### Dataset rows

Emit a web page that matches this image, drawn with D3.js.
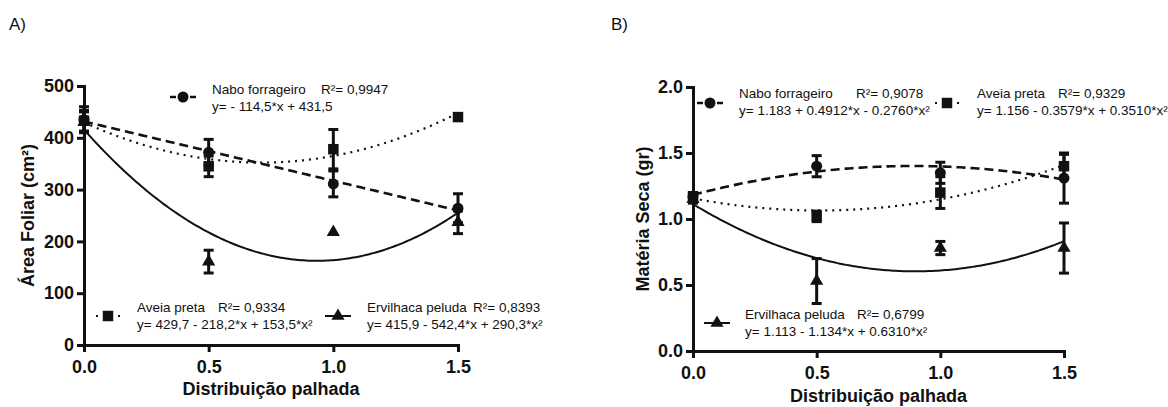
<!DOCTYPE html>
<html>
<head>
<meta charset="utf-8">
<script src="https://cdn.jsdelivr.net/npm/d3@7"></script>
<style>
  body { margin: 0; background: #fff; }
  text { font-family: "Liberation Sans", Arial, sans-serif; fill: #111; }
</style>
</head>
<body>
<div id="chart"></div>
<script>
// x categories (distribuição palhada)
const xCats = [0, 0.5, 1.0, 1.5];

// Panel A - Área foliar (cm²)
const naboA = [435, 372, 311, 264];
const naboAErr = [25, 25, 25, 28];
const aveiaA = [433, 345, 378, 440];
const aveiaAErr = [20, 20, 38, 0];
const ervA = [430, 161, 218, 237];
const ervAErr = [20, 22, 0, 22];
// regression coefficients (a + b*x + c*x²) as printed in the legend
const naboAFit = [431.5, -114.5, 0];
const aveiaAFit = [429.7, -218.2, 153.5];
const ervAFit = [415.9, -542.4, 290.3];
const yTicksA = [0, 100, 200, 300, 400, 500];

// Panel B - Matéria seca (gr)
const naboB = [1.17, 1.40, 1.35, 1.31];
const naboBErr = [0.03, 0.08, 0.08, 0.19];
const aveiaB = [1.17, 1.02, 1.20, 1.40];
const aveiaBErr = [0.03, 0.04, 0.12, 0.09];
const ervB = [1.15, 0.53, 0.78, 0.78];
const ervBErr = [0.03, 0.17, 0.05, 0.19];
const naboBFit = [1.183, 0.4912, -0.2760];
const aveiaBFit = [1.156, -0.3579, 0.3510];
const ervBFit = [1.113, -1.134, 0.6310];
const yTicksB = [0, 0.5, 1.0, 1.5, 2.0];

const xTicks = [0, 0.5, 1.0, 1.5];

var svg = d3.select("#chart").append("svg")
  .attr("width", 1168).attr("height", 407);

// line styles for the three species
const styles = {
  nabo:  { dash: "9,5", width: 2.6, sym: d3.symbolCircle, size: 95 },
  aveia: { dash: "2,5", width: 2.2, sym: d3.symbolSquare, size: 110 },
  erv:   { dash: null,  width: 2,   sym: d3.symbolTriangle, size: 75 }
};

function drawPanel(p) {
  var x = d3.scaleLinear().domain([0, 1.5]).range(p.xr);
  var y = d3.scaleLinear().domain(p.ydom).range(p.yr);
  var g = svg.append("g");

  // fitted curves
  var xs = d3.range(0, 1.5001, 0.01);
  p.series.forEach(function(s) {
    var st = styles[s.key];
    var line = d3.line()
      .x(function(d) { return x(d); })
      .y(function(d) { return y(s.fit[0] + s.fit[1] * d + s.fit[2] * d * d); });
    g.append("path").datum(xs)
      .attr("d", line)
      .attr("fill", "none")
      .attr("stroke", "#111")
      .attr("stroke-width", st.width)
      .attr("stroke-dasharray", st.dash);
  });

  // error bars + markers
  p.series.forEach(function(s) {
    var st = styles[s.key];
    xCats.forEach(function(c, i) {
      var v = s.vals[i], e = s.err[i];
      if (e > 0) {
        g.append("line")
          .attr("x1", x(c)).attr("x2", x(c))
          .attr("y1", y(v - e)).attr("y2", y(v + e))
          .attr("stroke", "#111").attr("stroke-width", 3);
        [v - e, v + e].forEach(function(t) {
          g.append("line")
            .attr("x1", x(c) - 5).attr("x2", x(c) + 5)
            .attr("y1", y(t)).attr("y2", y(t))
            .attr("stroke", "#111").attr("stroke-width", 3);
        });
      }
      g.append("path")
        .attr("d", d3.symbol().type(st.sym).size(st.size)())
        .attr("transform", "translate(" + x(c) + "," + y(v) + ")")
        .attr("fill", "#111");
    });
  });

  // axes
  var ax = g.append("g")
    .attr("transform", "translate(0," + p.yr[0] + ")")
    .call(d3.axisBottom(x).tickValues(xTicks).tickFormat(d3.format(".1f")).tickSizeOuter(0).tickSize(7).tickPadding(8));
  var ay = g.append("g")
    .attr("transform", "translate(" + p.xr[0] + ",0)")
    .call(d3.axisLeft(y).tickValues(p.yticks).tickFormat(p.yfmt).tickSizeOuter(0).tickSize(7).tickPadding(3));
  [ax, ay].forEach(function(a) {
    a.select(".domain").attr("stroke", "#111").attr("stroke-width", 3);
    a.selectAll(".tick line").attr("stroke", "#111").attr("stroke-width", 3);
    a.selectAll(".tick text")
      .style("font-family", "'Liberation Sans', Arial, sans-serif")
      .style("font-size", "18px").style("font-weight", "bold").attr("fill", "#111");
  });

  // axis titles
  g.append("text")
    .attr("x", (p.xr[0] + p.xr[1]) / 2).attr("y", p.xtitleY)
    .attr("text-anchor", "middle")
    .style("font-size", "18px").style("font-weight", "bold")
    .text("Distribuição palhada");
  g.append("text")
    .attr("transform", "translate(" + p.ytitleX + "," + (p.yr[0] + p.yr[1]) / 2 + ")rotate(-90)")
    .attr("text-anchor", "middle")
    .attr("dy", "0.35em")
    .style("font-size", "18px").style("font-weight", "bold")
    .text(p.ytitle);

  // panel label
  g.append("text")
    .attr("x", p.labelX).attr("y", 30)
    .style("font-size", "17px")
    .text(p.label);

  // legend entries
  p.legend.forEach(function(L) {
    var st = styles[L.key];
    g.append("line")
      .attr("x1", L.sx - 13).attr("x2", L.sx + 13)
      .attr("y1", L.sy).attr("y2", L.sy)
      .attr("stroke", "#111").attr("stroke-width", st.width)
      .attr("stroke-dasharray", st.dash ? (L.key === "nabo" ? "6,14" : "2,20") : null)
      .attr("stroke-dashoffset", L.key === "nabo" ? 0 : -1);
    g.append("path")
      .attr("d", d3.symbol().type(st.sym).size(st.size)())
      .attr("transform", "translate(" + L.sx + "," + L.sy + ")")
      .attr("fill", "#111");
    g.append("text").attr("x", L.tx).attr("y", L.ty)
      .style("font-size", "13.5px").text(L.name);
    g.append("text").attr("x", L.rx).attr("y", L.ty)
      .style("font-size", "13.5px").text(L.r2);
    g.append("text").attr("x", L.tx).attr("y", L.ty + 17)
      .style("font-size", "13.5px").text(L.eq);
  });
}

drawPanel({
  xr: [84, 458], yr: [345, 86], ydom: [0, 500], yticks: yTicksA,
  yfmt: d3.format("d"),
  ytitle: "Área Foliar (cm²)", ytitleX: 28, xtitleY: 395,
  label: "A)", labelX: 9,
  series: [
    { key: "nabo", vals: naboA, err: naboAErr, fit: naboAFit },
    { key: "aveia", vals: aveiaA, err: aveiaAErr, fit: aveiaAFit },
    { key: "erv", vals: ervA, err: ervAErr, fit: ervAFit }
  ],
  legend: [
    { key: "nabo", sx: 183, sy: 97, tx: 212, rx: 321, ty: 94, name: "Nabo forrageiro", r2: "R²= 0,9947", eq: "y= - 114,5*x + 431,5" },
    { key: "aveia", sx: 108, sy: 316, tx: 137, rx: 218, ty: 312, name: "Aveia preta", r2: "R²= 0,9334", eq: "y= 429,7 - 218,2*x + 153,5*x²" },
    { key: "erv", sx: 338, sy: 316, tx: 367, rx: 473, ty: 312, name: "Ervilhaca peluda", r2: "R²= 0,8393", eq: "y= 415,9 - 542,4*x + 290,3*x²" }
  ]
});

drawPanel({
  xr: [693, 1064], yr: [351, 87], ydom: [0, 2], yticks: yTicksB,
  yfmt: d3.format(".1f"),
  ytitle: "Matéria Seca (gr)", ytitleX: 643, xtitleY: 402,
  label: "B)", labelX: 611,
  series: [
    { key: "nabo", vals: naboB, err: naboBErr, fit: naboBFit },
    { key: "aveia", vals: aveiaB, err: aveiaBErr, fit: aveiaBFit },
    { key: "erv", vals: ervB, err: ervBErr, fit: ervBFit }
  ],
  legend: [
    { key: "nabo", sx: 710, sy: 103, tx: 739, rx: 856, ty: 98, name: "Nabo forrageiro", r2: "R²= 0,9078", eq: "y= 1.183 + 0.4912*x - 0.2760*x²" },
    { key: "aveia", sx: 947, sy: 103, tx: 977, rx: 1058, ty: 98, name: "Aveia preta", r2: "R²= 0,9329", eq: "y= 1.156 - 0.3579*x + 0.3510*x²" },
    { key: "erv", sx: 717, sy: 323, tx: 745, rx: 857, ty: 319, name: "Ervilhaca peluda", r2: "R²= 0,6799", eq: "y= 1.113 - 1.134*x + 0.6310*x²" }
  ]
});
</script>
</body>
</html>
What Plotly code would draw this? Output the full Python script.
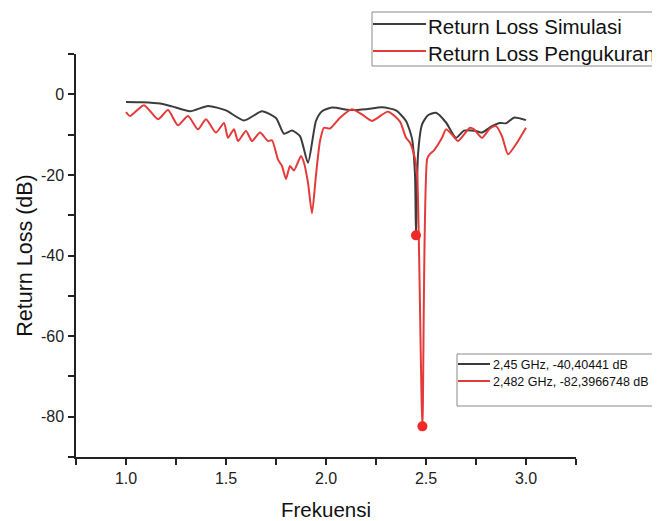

######

* _Written task_: Copy out every line of the material above that mentions the word "script".

* _Written solution_:
<script src="https://cdn.jsdelivr.net/npm/d3@7"></script>
<script>
</script>
What Plotly code would draw this? Output the full Python script.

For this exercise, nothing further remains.